WRITTEN INSTRUCTION: Without the pictures, print the lines running from the beginning of the material to the line containing "from matplotlib.ticker import FuncFormatter", both ends included.

GIVEN MATERIAL:
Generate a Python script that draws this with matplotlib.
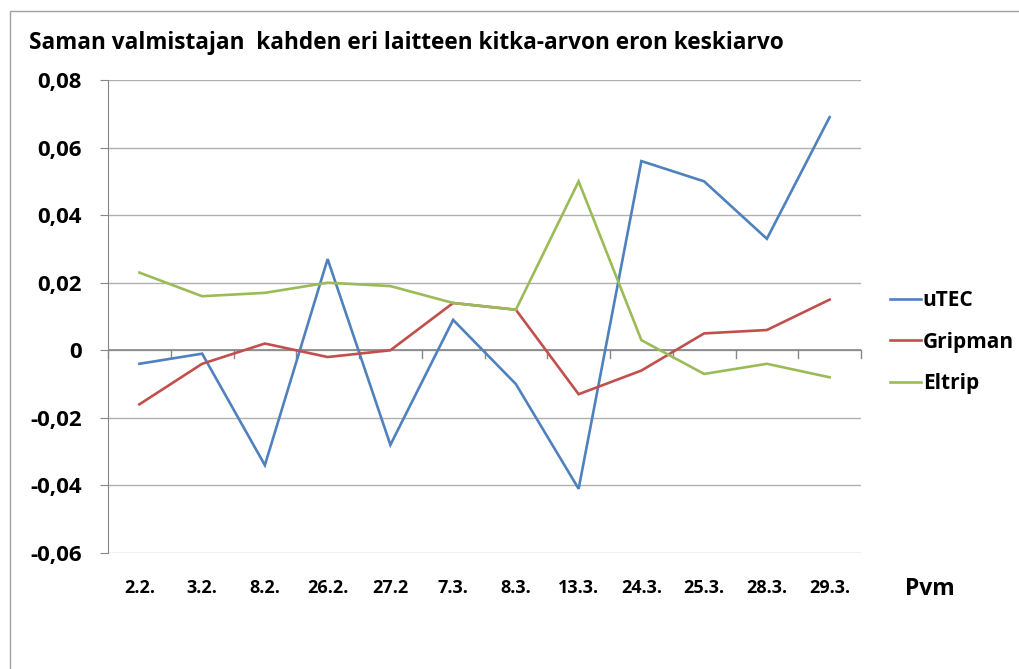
import matplotlib.pyplot as plt
from matplotlib.patches import Rectangle
from matplotlib.ticker import FuncFormatter

dates = ["2.2.", "3.2.", "8.2.", "26.2.", "27.2", "7.3.", "8.3.",
         "13.3.", "24.3.", "25.3.", "28.3.", "29.3."]
utec = [-0.004, -0.001, -0.034, 0.027, -0.028, 0.009, -0.010,
        -0.041, 0.056, 0.050, 0.033, 0.069]
gripman = [-0.016, -0.004, 0.002, -0.002, 0.000, 0.014, 0.012,
           -0.013, -0.006, 0.005, 0.006, 0.015]
eltrip = [0.023, 0.016, 0.017, 0.020, 0.019, 0.014, 0.012,
          0.050, 0.003, -0.007, -0.004, -0.008]
series_names = ["uTEC", "Gripman", "Eltrip"]
colors = ["#4F81BD", "#C0504D", "#9BBB59"]
yticks = [-0.06, -0.04, -0.02, 0, 0.02, 0.04, 0.06, 0.08]

W, H = 1019, 669
plt.rcParams["font.family"] = ["Open Sans", "DejaVu Sans"]
fig = plt.figure(figsize=(W / 100, H / 100), dpi=100)

# outer chart frame
fig.patches.append(Rectangle((10 / W, -0.05), 1.1, 1 - 11 / H + 0.05,
                             transform=fig.transFigure, fill=False,
                             edgecolor="#a0a0a0", linewidth=1))

ax = fig.add_axes([108 / W, 1 - 553 / H, (861 - 108) / W, (553 - 80) / H])
x = list(range(len(dates)))
for vals, name, c in zip([utec, gripman, eltrip], series_names, colors):
    ax.plot(x, vals, color=c, linewidth=1.9, label=name, solid_joinstyle="miter")

ax.set_xlim(-0.5, len(dates) - 0.5)
ax.set_ylim(-0.06, 0.08)
ax.set_yticks(yticks)
ax.yaxis.set_major_formatter(FuncFormatter(
    lambda v, p: "0" if abs(v) < 1e-9 else f"{v:.2f}".replace(".", ",")))
for lab in ax.get_yticklabels():
    lab.set_fontweight("bold")
    lab.set_fontsize(16)
ax.tick_params(axis="y", length=6, color="#868686", pad=13)
ax.grid(axis="y", color="#b0b0b0", linewidth=1)
ax.set_axisbelow(True)

for s in ["top", "right", "bottom"]:
    ax.spines[s].set_visible(False)
ax.spines["left"].set_color("#868686")

# horizontal axis line at zero with ticks between categories
ax.axhline(0, color="#868686", linewidth=1.2, zorder=1.5)
for b in range(len(dates) + 1):
    ax.plot([b - 0.5, b - 0.5], [0, -0.0024], color="#868686", linewidth=1,
            zorder=1.5, clip_on=False)

ax.set_xticks(x)
ax.set_xticklabels(dates, fontweight="bold", fontsize=13)
ax.tick_params(axis="x", length=0, pad=19)

fig.text(29 / W, 1 - 43 / H, "Saman valmistajan  kahden eri laitteen kitka-arvon eron keskiarvo",
         fontsize=16.3, fontweight="bold", va="center", ha="left")
fig.text(930 / W, 1 - 589 / H, "Pvm", fontsize=16.5, fontweight="bold",
         va="center", ha="center")

leg = ax.legend(loc="center left", bbox_to_anchor=(880 / W, 1 - 342 / H),
                bbox_transform=fig.transFigure, frameon=False,
                prop={"weight": "bold", "size": 15}, handlelength=1.45,
                handletextpad=0.1, labelspacing=0.98, borderpad=0)

fig.savefig("out.png", dpi=100)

ANSWER:
Generate a Python script that draws this with matplotlib.
import matplotlib.pyplot as plt
from matplotlib.patches import Rectangle
from matplotlib.ticker import FuncFormatter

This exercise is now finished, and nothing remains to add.